- _Information provided_
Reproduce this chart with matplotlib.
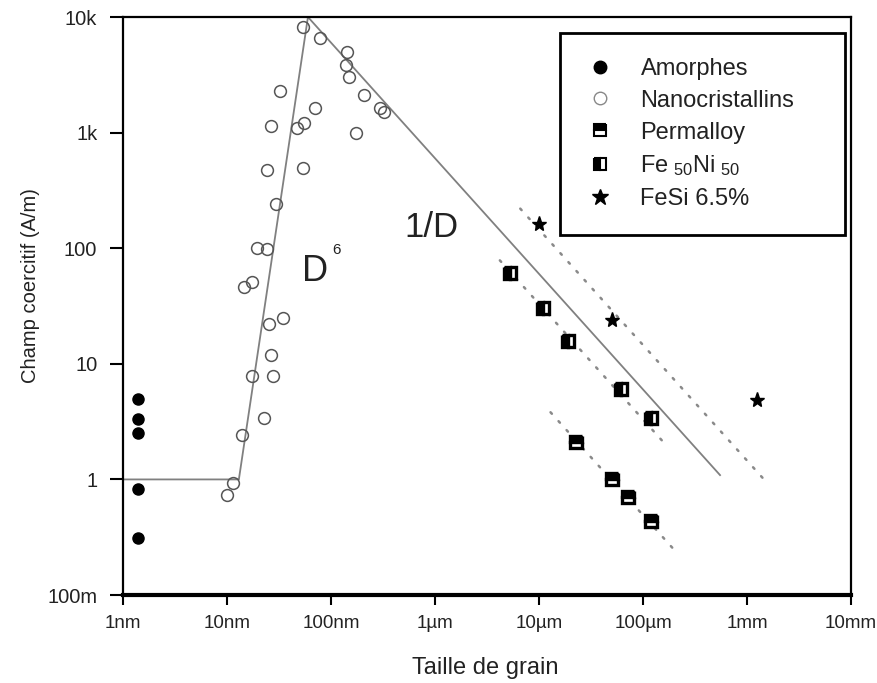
import matplotlib
matplotlib.use("Agg")
import matplotlib.pyplot as plt
from matplotlib.lines import Line2D
import numpy as np

plt.rcParams["font.family"] = ["Liberation Sans", "DejaVu Sans"]
plt.rcParams["mathtext.default"] = "regular"

# grain size in metres, coercive field in A/m
amorphes_d = [1.4e-9, 1.4e-9, 1.4e-9, 1.4e-9, 1.4e-9]
amorphes_hc = [5.0, 3.3, 2.5, 0.83, 0.31]

nano_d = [54e-9, 79e-9, 143e-9, 140e-9, 150e-9, 32e-9, 209e-9, 297e-9, 325e-9,
          70e-9, 55e-9, 47e-9, 26.6e-9, 175e-9, 24.3e-9, 54e-9, 29.7e-9, 19.5e-9,
          24.3e-9, 17.5e-9, 14.6e-9, 25.4e-9, 34.7e-9, 26.6e-9, 17.5e-9, 27.8e-9,
          22.7e-9, 14e-9, 11.5e-9, 10e-9]
nano_hc = [8200, 6600, 5000, 3850, 3000, 2300, 2130, 1620, 1520,
           1620, 1200, 1100, 1135, 990, 475, 495, 243, 100,
           98, 51, 46, 22, 25, 12, 7.9, 7.8,
           3.4, 2.4, 0.94, 0.74]

permalloy_d = [22.9e-6, 49.8e-6, 71e-6, 118e-6]
permalloy_hc = [2.1, 1.0, 0.71, 0.44]

feni_d = [5.3e-6, 11e-6, 19.2e-6, 62e-6, 118e-6]
feni_hc = [61, 30.4, 15.8, 6.1, 3.4]

fesi_d = [9.9e-6, 50.8e-6, 1.24e-3]
fesi_hc = [163, 24, 4.9]

# fitted trends: plateau, D^6 rise, 1/D decay
trend_d = [1e-9, 1.3e-8, 6e-8, 5.5e-4]
trend_hc = [1.0, 1.0, 1e4, 1.09]

# dotted 1/D guides
fesi_fit_d = [6.6e-6, 1.6e-3]
fesi_fit_hc = [220, 0.91]
feni_fit_d = [4.2e-6, 172e-6]
feni_fit_hc = [78.5, 1.92]
perm_fit_d = [12.9e-6, 220e-6]
perm_fit_hc = [3.81, 0.223]

x_ticks = [1e-9, 1e-8, 1e-7, 1e-6, 1e-5, 1e-4, 1e-3, 1e-2]
x_labels = ["1nm", "10nm", "100nm", "1µm", "10µm", "100µm", "1mm", "10mm"]
y_ticks = [0.1, 1, 10, 100, 1e3, 1e4]
y_labels = ["100m", "1", "10", "100", "1k", "10k"]

text_col = "#222222"
line_col = "#808080"
dot_col = "#8a8a8a"

fig = plt.figure(figsize=(8.78, 6.83), dpi=100)
ax = fig.add_axes([0.1401, 0.1288, 0.8292, 0.8463])
ax.set_xscale("log")
ax.set_yscale("log")
ax.set_xlim(1e-9, 1e-2)
ax.set_ylim(0.1, 1e4)

ax.plot(trend_d, trend_hc, color=line_col, lw=1.3, zorder=2)
for xd, yd in [(fesi_fit_d, fesi_fit_hc), (feni_fit_d, feni_fit_hc), (perm_fit_d, perm_fit_hc)]:
    ax.plot(xd, yd, color=dot_col, lw=1.8, linestyle=(0, (0.8, 4.0)),
            dash_capstyle="round", zorder=2)

ax.plot(amorphes_d, amorphes_hc, "o", ms=8, color="black", zorder=3)
ax.plot(nano_d, nano_hc, "o", ms=8.5, mfc="none", mec="#555555", mew=1.1, zorder=3)
ax.plot(permalloy_d, permalloy_hc, "s", ms=8.5, fillstyle="top", mfc="black",
        mfcalt="white", mec="black", mew=2.4, zorder=3)
ax.plot(feni_d, feni_hc, "s", ms=8.5, fillstyle="left", mfc="black",
        mfcalt="white", mec="black", mew=2.4, zorder=3)
ax.plot(fesi_d, fesi_hc, "*", ms=11, color="black", zorder=3)

ax.text(7.0e-8, 63, "D", fontsize=26, ha="center", va="center", color=text_col)
ax.text(1.14e-7, 96, "6", fontsize=11, ha="center", va="center", color=text_col)
ax.text(9.3e-7, 152, "1/D", fontsize=25, ha="center", va="center", color=text_col)

ax.xaxis.set_major_locator(matplotlib.ticker.FixedLocator(x_ticks))
ax.xaxis.set_minor_locator(matplotlib.ticker.NullLocator())
ax.set_xticklabels(x_labels)
ax.yaxis.set_major_locator(matplotlib.ticker.FixedLocator(y_ticks))
ax.yaxis.set_minor_locator(matplotlib.ticker.NullLocator())
ax.set_yticklabels(y_labels)
ax.tick_params(axis="x", length=7.5, width=1.5, pad=7, labelsize=13.5, colors="black",
               labelcolor=text_col)
ax.tick_params(axis="y", length=9.5, width=1.5, pad=9, labelsize=14.5, colors="black",
               labelcolor=text_col)

for side in ["left", "top", "right"]:
    ax.spines[side].set_linewidth(1.6)
ax.spines["bottom"].set_linewidth(3.0)

ax.set_xlabel("Taille de grain", fontsize=17, color=text_col)
ax.set_ylabel("Champ coercitif (A/m)", fontsize=14.5, color=text_col)
ax.xaxis.set_label_coords(0.497, -0.107)
ax.yaxis.set_label_coords(-0.114, 0.535)

handles = [
    Line2D([], [], ls="none", marker="o", ms=9, color="black"),
    Line2D([], [], ls="none", marker="o", ms=9, mfc="none", mec="#888888", mew=1.0),
    Line2D([], [], ls="none", marker="s", ms=8, fillstyle="top", mfc="black",
           mfcalt="white", mec="black", mew=1.5),
    Line2D([], [], ls="none", marker="s", ms=8, fillstyle="left", mfc="black",
           mfcalt="white", mec="black", mew=1.5),
    Line2D([], [], ls="none", marker="*", ms=12, color="black"),
]
names = ["Amorphes", "Nanocristallins", "Permalloy", r"Fe$_{\ 50}$Ni$_{\ 50}$", "FeSi 6.5%"]
leg = ax.legend(handles, names, loc="upper left",
                bbox_to_anchor=(0.6005, 0.9723, 0.3913, 0.0), mode="expand",
                borderaxespad=0, fontsize=17, borderpad=1.05, handlelength=1.25,
                handletextpad=1.1, labelspacing=0.42, fancybox=False,
                framealpha=1, edgecolor="black", labelcolor=text_col)
leg.get_frame().set_linewidth(2.0)

fig.savefig("out.png", dpi=100)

- _Required work_
Look above for every line with the word "matplotlib" and copy it.

- _Result_
Reproduce this chart with matplotlib.
import matplotlib
matplotlib.use("Agg")
import matplotlib.pyplot as plt
from matplotlib.lines import Line2D
ax.xaxis.set_major_locator(matplotlib.ticker.FixedLocator(x_ticks))
ax.xaxis.set_minor_locator(matplotlib.ticker.NullLocator())
ax.yaxis.set_major_locator(matplotlib.ticker.FixedLocator(y_ticks))
ax.yaxis.set_minor_locator(matplotlib.ticker.NullLocator())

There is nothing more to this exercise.